NAM's Monday Economic Report with Dr. Chad Moutray
Manufacturing outlook steadied in the fourth quarter, but remained soft, according to National Association of Manufacturers' Chief Economist Dr. Chad Moutray. Other observations in today's report:
In the latest NAM Manufacturers’ Outlook Survey, 67.6% of manufacturing respondents reported a positive outlook for their company. Manufacturing confidence has remained largely steady since the third quarter, yet optimism continues to be well below the 89.5% positive reading in March. Large businesses felt notably less upbeat in their outlook relative to other firm sizes.
Passage of the United States–Mexico–Canada Agreement, securing a trade deal with China and reauthorizing the Export-Import Bank could each make an immediate difference for manufacturers in the United States to allow them to continue growing their operations and creating well-paying jobs.
The inability to find talent remained the top concern in the NAM Outlook Survey for the ninth straight quarter. Along those lines, job openings continued to be highly elevated in the manufacturing sector, with 477,000 in October and with an average of 483,500 per month year to date.
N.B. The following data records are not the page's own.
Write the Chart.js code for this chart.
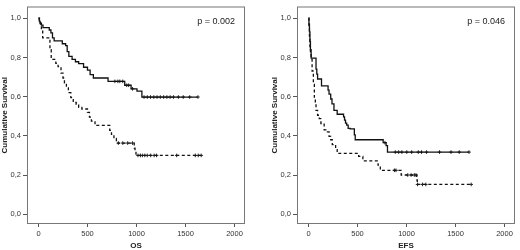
<!DOCTYPE html>
<html>
<head>
<meta charset="utf-8">
<script src="https://cdn.jsdelivr.net/npm/chart.js"></script>
<style>
  body { margin: 0; background: #fff; }
  canvas { position: absolute; top: 0; }
</style>
</head>
<body>
<canvas id="osChart" width="250" height="250" style="left:0"></canvas>
<canvas id="efsChart" width="250" height="250" style="left:270px"></canvas>
<script>
// tick labels
const xTicks = [0, 500, 1000, 1500, 2000];
const yTicks = [0, 0.2, 0.4, 0.6, 0.8, 1.0];

// OS - solid group
const osSolidT = [0, 8, 15, 30, 46, 110, 127, 143, 160, 243, 277, 293, 310, 343, 377, 410, 460, 500, 527, 560, 710, 880, 945, 1005, 1055];
const osSolidS = [1.0, 0.985, 0.975, 0.965, 0.952, 0.94, 0.925, 0.9, 0.885, 0.87, 0.86, 0.83, 0.805, 0.79, 0.778, 0.768, 0.75, 0.735, 0.712, 0.695, 0.678, 0.658, 0.64, 0.628, 0.598];
const osSolidCens = [780, 810, 830, 860, 900, 920, 960, 1077, 1110, 1143, 1177, 1210, 1243, 1277, 1310, 1343, 1377, 1427, 1477, 1543, 1627];

// OS - dashed group
const osDashT = [0, 10, 20, 30, 43, 117, 130, 177, 200, 230, 250, 265, 285, 305, 330, 355, 385, 410, 443, 500, 520, 540, 577, 727, 745, 770, 795, 977, 985, 995];
const osDashS = [1.0, 0.98, 0.96, 0.94, 0.9, 0.84, 0.79, 0.77, 0.753, 0.72, 0.695, 0.67, 0.645, 0.62, 0.595, 0.57, 0.56, 0.545, 0.537, 0.52, 0.495, 0.475, 0.453, 0.428, 0.407, 0.387, 0.363, 0.337, 0.32, 0.30];
const osDashCens = [815, 860, 910, 960, 1015, 1040, 1060, 1085, 1110, 1145, 1180, 1205, 1410, 1600, 1630, 1660];

// EFS - solid group
const efsSolidT = [0, 5, 10, 15, 20, 27, 77, 85, 93, 133, 200, 210, 227, 240, 260, 293, 358, 368, 378, 390, 405, 425, 468, 477, 762, 792, 806];
const efsSolidS = [1.0, 0.97, 0.93, 0.88, 0.84, 0.797, 0.74, 0.715, 0.69, 0.655, 0.633, 0.613, 0.588, 0.563, 0.53, 0.51, 0.497, 0.48, 0.465, 0.455, 0.438, 0.435, 0.405, 0.38, 0.365, 0.35, 0.317];
const efsSolidCens = [780, 886, 920, 953, 1003, 1053, 1120, 1153, 1204, 1337, 1454, 1538, 1638];

// EFS - dashed group
const efsDashT = [0, 5, 10, 15, 20, 27, 37, 50, 60, 70, 77, 93, 110, 127, 160, 177, 210, 227, 243, 277, 293, 512, 555, 710, 733, 946, 1105, 1110];
const efsDashS = [1.0, 0.95, 0.9, 0.85, 0.82, 0.79, 0.73, 0.663, 0.597, 0.563, 0.53, 0.505, 0.488, 0.463, 0.43, 0.42, 0.397, 0.38, 0.355, 0.33, 0.31, 0.295, 0.272, 0.25, 0.224, 0.2, 0.175, 0.152];
const efsDashCens = [877, 893, 1013, 1047, 1080, 1097, 1113, 1163, 1197, 1660];

const FONT = 'Arial, "Liberation Sans", sans-serif';

// survival value in effect at time t (step lookup)
function survAt(times, surv, t) {
    let s = surv[0];
    for (let i = 0; i < times.length; i++) {
        if (times[i] <= t) s = surv[i];
    }
    return s;
}

function kmDatasets(times, surv, cens, dash) {
    const line = times.map((t, i) => ({ x: t, y: surv[i] }));
    const lastCens = Math.max(...cens);
    if (lastCens > times[times.length - 1]) {
        line.push({ x: lastCens, y: surv[surv.length - 1] });
    }
    return [{
        data: line,
        stepped: true,
        borderColor: '#111',
        borderWidth: 1.3,
        borderDash: dash ? [3, 2.5] : [],
        pointRadius: 0,
        fill: false,
    }, {
        data: cens.map(t => ({ x: t, y: survAt(times, surv, t) })),
        showLine: false,
        pointStyle: 'cross',
        pointRadius: 1.8,
        borderColor: '#222',
        borderWidth: 1,
    }];
}

const framePlugin = {
    id: 'frame',
    afterDraw(chart, args, opts) {
        const { ctx, chartArea: a } = chart;
        ctx.save();
        ctx.strokeStyle = '#777';
        ctx.lineWidth = 1;
        ctx.strokeRect(a.left + 0.5, a.top + 0.5, a.right - a.left - 1, a.bottom - a.top - 1);
        ctx.font = '9px ' + FONT;
        ctx.fillStyle = '#222';
        ctx.textAlign = 'right';
        ctx.fillText(opts.text, a.right - 10, a.top + 17);
        ctx.restore();
    }
};

function createChart(id, xTitle, pText, datasets) {
    return new Chart(document.getElementById(id), {
        type: 'line',
        data: { datasets: datasets },
        plugins: [framePlugin],
        options: {
            responsive: false,
            animation: false,
            layout: { padding: { top: 2, right: 1, left: 0, bottom: 0 } },
            plugins: {
                legend: { display: false },
                tooltip: { enabled: false },
                frame: { text: pText },
            },
            scales: {
                x: {
                    type: 'linear',
                    min: -117,
                    max: 2107,
                    afterBuildTicks: s => { s.ticks = xTicks.map(v => ({ value: v })); },
                    afterFit: s => { s.height = 26; },
                    grid: { drawOnChartArea: false, drawTicks: true, tickLength: 3, color: '#555' },
                    border: { display: false },
                    ticks: {
                        autoSkip: false, maxRotation: 0, padding: 2, color: '#333', font: { size: 7.5, family: FONT },
                        callback: v => String(v),
                    },
                    title: { display: true, text: xTitle, padding: 0, color: '#222', font: { size: 8, weight: 'bold', family: FONT, lineHeight: 1 } },
                },
                y: {
                    min: -0.05,
                    max: 1.06,
                    afterBuildTicks: s => { s.ticks = yTicks.map(v => ({ value: v })); },
                    afterFit: s => { s.width = 27; },
                    grid: { drawOnChartArea: false, drawTicks: true, tickLength: 4, color: '#555' },
                    border: { display: false },
                    ticks: {
                        padding: 2, color: '#333', font: { size: 7.5, family: FONT },
                        callback: v => v.toFixed(1).replace('.', ','),
                    },
                    title: { display: true, text: 'Cumulative Survival', padding: 0, color: '#222', font: { size: 8, weight: 'bold', family: FONT, lineHeight: 1.2 } },
                },
            },
        },
    });
}

createChart('osChart', 'OS', 'p = 0.002', [
    ...kmDatasets(osSolidT, osSolidS, osSolidCens, false),
    ...kmDatasets(osDashT, osDashS, osDashCens, true),
]);

createChart('efsChart', 'EFS', 'p = 0.046', [
    ...kmDatasets(efsSolidT, efsSolidS, efsSolidCens, false),
    ...kmDatasets(efsDashT, efsDashS, efsDashCens, true),
]);
</script>
</body>
</html>
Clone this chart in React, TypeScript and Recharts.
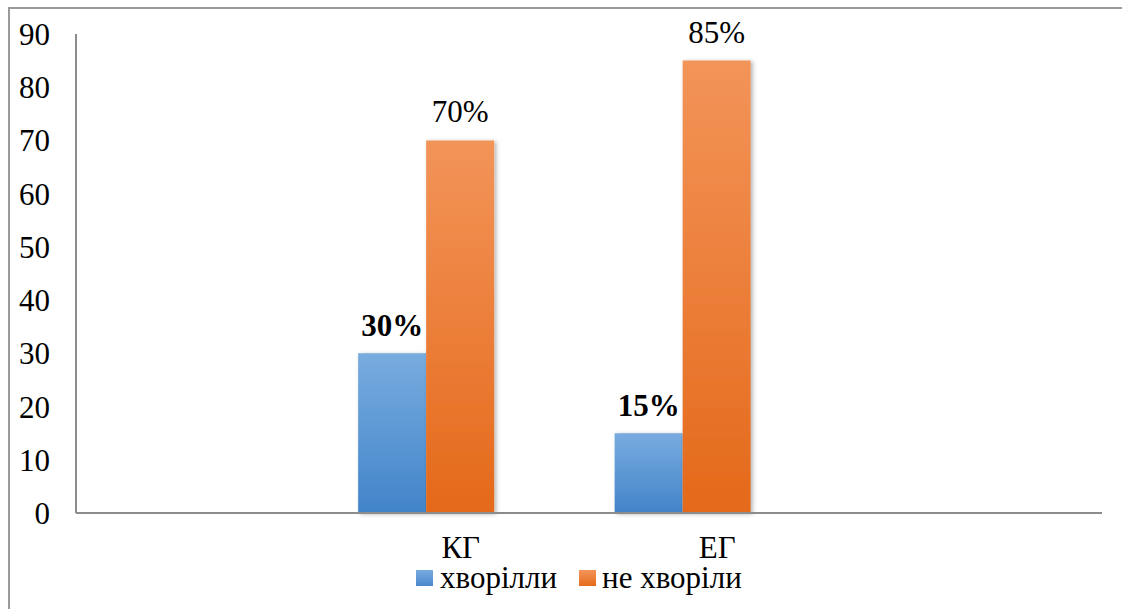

After declining 0.7% in both September and October, manufacturing production rebounded, rising 1.1% in November and buoyed by stronger auto output. The sector continues to see signs of stabilization, but it is clearly not out of the woods yet. Production has fallen 0.8% over the past 12 months, declining on a year-over-year basis for the fifth consecutive month.
Manufacturers in the New York and Philadelphia Federal Reserve Bank districts reported slight expansions once again in December, but activity contracted for the sixth consecutive month in the Kansas City Fed’s region, pulled lower by global challenges, especially in the energy sector, and ongoing struggles in finding talent. The outlook for each region is cautiously positive.
According to IHS Markit, manufacturing in the United States continued to expand somewhat modestly in December, with respondents remaining optimistic about production in the first half of 2020. In contrast, Eurozone activity has now contracted for 11 straight months, led by lingering weaknesses in Germany.
The U.S. economy grew 2.1% at the annual rate in the third quarter, unchanged from the previous estimate. For the year, the U.S. economy should increase by 2.3% in 2019, with 1.8% growth forecasted for 2020. Fourth quarter 2019 growth is currently hovering around 2.2%.
Housing starts rose 3.2% in November, jumping 13.6% year-over-year, led by strength in single-family activity. Permits rose to the fastest pace since May 2007, with homebuilder optimism increasing to the best reading since June 1999.
Personal income and spending rose 0.5% and 0.4% in November, respectively, with 4.9% and 3.9% growth for those two measures over the past 12 months. While consumers have tended to save more this year than last, spending remains a bright spot. Consumer sentiment rose to the best reading since May, according to the University of Michigan and Thomson Reuters.
NOTE: Due to the holidays, the NAM Monday Economic Report will not be published on Monday, Dec. 30. The next issue will be released on Monday, Jan. 6.